Under cross-examination by the defence counsel, Mr. Garba Pwul (SAN), Clerk said the former governor opened the accounts in 1995 but were not active until 1999.
“From 1995, when the accounts were opened in Barclays Bank, there were very little activities on the account until May 1999 when he became the governor of Plateau State.
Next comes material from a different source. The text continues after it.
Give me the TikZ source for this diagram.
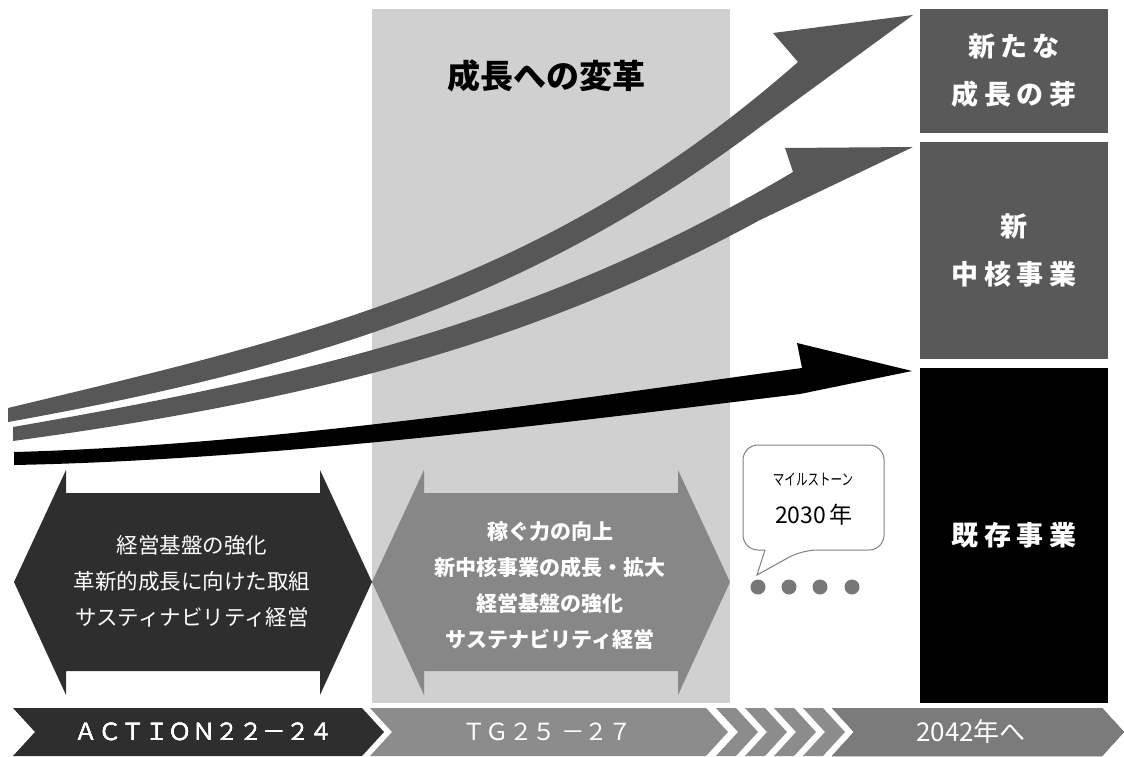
\documentclass[tikz,border=0pt]{standalone}
\usepackage{fontspec}
\setmainfont{Noto Sans CJK JP}
\newfontfamily\boxfont{Noto Sans CJK JP}[LetterSpace=20]
\usetikzlibrary{positioning}

\definecolor{stagegray}{RGB}{208,208,208}
\definecolor{trendgray}{RGB}{87,87,87}
\definecolor{boxgray}{RGB}{89,89,89}
\definecolor{phasedark}{RGB}{46,46,46}
\definecolor{phasemid}{RGB}{135,135,135}
\definecolor{bandmid}{RGB}{140,140,140}
\definecolor{bandend}{RGB}{123,123,123}
\definecolor{dotgray}{RGB}{119,119,119}

% double headed phase arrow: left point x, right point x, colour
\newcommand\twoway[3]{%
  \fill[#3] (#1,582) -- ++(52,-112) -- ++(0,23) -| ({#2-52},470)
    -- (#2,582) -- ({#2-52},695) -- ++(0,-24) -| ({#1+52},695) -- cycle;}
% chevron of the time band: top left x, top right x, colour
\newcommand\bandchevron[3]{%
  \fill[#3] (#1,708) -- (#2,708) -- ++(22,24) -- (#2,756) -- (#1,756)
    -- ++(22,-24) -- cycle;}

\begin{document}
\begin{tikzpicture}[x=1pt,y=-1pt,
  biz/.style={text=white,inner sep=0pt,minimum width=188pt,align=center,
    font=\boxfont\bfseries\fontsize{27}{48}\selectfont},
  phasetext/.style={text=white,align=center,inner sep=0pt,
    font=\fontsize{21.5}{36}\selectfont},
  bandtext/.style={text=white,inner sep=0pt,font=\fontsize{23.5}{28}\selectfont},
  bubble/.style={draw=black!50,line width=1pt,fill=white}]
  \useasboundingbox (0,0) rectangle (1124,757);

  % transformation period
  \fill[stagegray] (372,9) rectangle (730,703);
  \node[font=\bfseries\fontsize{33}{40}\selectfont] (title) at (546,76) {成長への変革};

  % business boxes
  \node[biz,fill=boxgray,minimum height=124pt] (sprout) at (1014,71) {新たな\\成長の芽};
  \node[biz,fill=boxgray,minimum height=217pt] (newcore) at (1014,250.5) {新\\中核事業};
  \node[biz,fill=black,minimum height=335pt] (existing) at (1014,535.5) {既存事業};

  % growth arrows
  \fill[trendgray] (8,408) .. controls (308,336) and (548,282) .. (798,62)
    -- (773,33) -- (913,15) -- (760,127)
    .. controls (530,300) and (308,368) .. (8,422) -- cycle;
  \fill[trendgray] (13,427) .. controls (313,375) and (543,320) .. (793,172)
    -- (785,148) -- (913,147) -- (760,220)
    .. controls (530,345) and (313,400) .. (13,441) -- cycle;
  \fill[black] (14,452) .. controls (280,445) and (600,395) .. (802,368)
    -- (797,343) -- (912,371) -- (800,394)
    .. controls (600,418) and (280,460) .. (14,465) -- cycle;

  % phases
  \twoway{14}{372}{phasedark}
  \twoway{372}{730}{phasemid}
  \node[phasetext] (actiontext) at (192,581)
    {経営基盤の強化\\革新的成長に向けた取組\\サスティナビリティ経営};
  \node[phasetext,font=\bfseries\fontsize{21}{36}\selectfont] (tgtext) at (550,586)
    {稼ぐ力の向上\\新中核事業の成長・拡大\\経営基盤の強化\\サステナビリティ経営};

  % milestone
  \draw[bubble] (757,575) -- (765,550) [rounded corners=15pt] -- (743,550)
    -- (743,445) -- (884,445) -- (884,550) -- (802,550) [sharp corners] -- cycle;
  \node[font=\fontsize{16}{18}\selectfont] (mstitle) at (813,480)
    {\scalebox{0.72}[1]{マイルストーン}};
  \node[font=\fontsize{23}{26}\selectfont] (msyear) at (814,515) {2030\,年};
  \foreach \x [count=\i] in {758,789,820,852}
    \fill[dotgray] (\x,587) circle (7.5pt) coordinate (dot\i);

  % time band
  \bandchevron{13}{362}{phasedark}
  \bandchevron{370}{706}{bandmid}
  \foreach \i in {0,...,3}
    \bandchevron{716+29*\i}{736+29*\i}{bandmid}
  \bandchevron{832}{1102}{bandend}
  \node[bandtext] (action) at (204,732) {ＡＣＴＩＯＮ２２－２４};
  \node[bandtext] (tg) at (547,732) {ＴＧ２５ －２７};
  \node[bandtext,font=\fontsize{26}{30}\selectfont] (goal) at (971,732) {2042年へ};
\end{tikzpicture}
\end{document}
I have six boxes of materials on this case,” the witness said.
The witness said that a lot of huge cash funds found in Dariye’s home in London, in his accounts in Barclays Bank of London and some with his cronies were seized and repatriated to Nigeria.
The witness, who was of the Proceeds of Corruption Unit of the London Metropolitan Police, said £11,500, kept in a brief case, was seized from one Christopher Mcquiney, who said the money belonged to Dariye in January 2004.
He stated that there was one Joyce Oyebanjo, who was helping Dariye to pay utility bills in London and routinely receiving funds from Dariye for the maintenance of the former governor’s three children and his property.
Clerk said the woman was later arrested, prosecuted and sentenced to three and a half years imprisonment for money laundering.
He explained that a property in London worth £395,000 was seized from Dariye by the UK government and the proceeds repatriated to Nigeria.
According to him, the purchase of the property was funded by one Lucky Omohuwa of Pinnacle Communication.
He added, “When I suspected that the money came from Nigeria. I met the Nigerian ambassador and informed him of the proceedings and that if he was interested, he might join the proceedings. He did and wrote that the money be forfeited to the Attorney General.
“The properties that were frozen were then ordered to be sold and the money or proceeds be sent back to Nigeria.”
Some Barclays Bank account statements and cheques were tendered and admitted as exhibits on Monday.
Justice Banjoko adjourned trial till June 6.